#### [Written problem]
Say how many lines contain the word "this". Only the number should be given.

#### [Source material]

.....

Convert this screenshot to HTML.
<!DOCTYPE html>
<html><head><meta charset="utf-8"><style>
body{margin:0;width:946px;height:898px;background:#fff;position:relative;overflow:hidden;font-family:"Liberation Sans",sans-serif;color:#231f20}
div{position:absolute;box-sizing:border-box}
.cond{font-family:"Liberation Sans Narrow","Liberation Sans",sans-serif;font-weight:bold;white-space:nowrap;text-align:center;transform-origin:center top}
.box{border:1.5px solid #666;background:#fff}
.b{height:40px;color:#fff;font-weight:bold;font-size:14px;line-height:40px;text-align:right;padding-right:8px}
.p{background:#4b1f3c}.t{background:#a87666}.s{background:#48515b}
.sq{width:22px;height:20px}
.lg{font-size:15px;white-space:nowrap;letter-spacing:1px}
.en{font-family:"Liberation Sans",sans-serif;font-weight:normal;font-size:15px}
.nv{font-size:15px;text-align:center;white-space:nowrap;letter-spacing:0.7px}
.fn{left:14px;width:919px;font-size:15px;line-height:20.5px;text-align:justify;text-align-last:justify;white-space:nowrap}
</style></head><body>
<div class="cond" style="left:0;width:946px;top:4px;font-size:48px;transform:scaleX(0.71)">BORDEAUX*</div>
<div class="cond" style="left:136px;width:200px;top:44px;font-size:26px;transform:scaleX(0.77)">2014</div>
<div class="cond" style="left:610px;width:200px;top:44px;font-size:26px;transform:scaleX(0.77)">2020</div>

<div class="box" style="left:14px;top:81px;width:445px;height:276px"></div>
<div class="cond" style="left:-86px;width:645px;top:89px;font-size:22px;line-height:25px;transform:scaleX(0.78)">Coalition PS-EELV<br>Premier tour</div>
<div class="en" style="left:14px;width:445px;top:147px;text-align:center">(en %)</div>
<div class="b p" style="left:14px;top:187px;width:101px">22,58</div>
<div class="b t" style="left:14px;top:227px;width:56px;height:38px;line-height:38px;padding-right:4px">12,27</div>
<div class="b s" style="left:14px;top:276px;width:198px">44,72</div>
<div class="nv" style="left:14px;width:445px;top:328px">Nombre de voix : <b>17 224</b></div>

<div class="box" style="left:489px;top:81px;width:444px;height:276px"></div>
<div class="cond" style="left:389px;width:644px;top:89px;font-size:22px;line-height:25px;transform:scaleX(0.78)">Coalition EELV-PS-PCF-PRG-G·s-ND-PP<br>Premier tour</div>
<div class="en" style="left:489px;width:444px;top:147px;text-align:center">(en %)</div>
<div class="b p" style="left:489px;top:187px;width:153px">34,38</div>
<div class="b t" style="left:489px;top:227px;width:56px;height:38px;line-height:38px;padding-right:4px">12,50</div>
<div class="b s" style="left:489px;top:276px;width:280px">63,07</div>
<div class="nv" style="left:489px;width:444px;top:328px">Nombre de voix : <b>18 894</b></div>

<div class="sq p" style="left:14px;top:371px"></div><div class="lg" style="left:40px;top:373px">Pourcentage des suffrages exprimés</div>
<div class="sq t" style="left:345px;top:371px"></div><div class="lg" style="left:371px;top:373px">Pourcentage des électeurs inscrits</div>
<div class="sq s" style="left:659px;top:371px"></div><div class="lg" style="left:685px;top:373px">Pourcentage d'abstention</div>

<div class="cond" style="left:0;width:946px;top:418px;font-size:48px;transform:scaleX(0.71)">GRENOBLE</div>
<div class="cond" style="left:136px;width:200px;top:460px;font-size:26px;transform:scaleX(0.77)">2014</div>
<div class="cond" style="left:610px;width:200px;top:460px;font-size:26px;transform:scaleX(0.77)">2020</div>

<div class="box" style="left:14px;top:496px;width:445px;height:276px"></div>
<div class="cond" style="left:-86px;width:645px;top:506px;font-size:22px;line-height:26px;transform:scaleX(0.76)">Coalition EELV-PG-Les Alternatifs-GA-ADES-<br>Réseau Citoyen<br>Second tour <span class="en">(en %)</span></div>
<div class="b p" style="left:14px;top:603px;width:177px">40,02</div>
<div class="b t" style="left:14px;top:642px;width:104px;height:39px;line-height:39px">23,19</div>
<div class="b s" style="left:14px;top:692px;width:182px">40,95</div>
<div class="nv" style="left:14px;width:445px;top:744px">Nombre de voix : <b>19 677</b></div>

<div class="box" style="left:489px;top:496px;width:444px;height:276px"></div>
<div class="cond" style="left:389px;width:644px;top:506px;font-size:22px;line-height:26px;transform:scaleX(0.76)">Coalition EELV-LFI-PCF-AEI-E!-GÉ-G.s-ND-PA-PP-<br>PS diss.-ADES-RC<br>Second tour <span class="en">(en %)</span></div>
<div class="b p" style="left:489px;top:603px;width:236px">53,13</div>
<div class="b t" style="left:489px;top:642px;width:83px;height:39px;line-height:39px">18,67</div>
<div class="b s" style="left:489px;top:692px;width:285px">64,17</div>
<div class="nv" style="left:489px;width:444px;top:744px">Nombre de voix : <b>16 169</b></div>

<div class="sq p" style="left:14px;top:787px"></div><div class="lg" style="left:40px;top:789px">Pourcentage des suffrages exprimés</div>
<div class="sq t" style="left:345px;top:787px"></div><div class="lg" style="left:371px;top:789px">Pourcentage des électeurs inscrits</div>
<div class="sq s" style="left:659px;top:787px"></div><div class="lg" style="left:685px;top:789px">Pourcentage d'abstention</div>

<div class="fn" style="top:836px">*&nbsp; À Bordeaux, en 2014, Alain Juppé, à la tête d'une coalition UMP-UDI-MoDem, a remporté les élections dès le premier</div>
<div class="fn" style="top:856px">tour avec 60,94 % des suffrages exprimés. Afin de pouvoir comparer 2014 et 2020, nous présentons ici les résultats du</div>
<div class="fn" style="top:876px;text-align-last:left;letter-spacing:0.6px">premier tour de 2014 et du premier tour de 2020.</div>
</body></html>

.....

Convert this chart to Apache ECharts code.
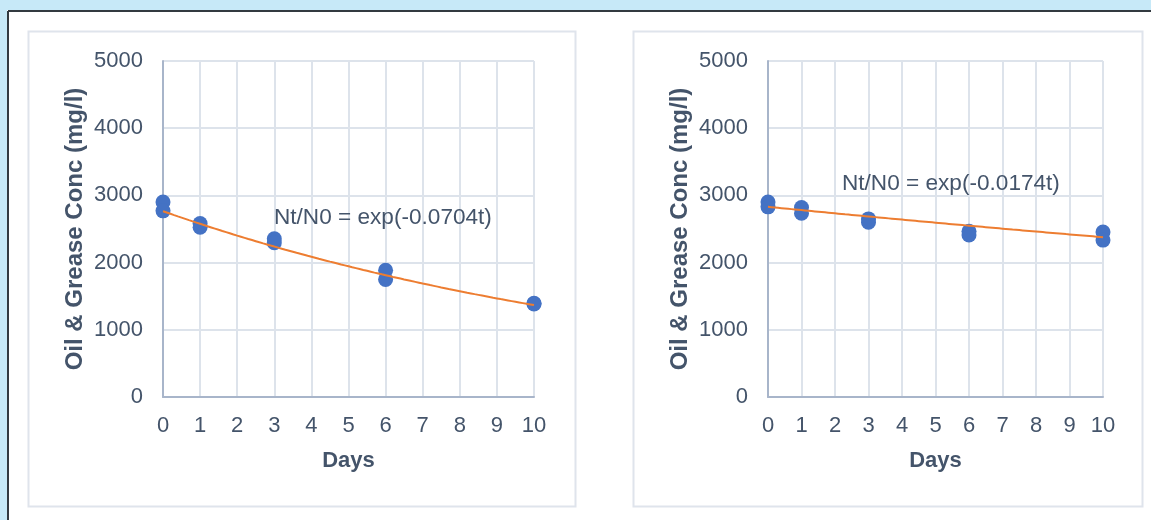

.....

#### [Task result]
2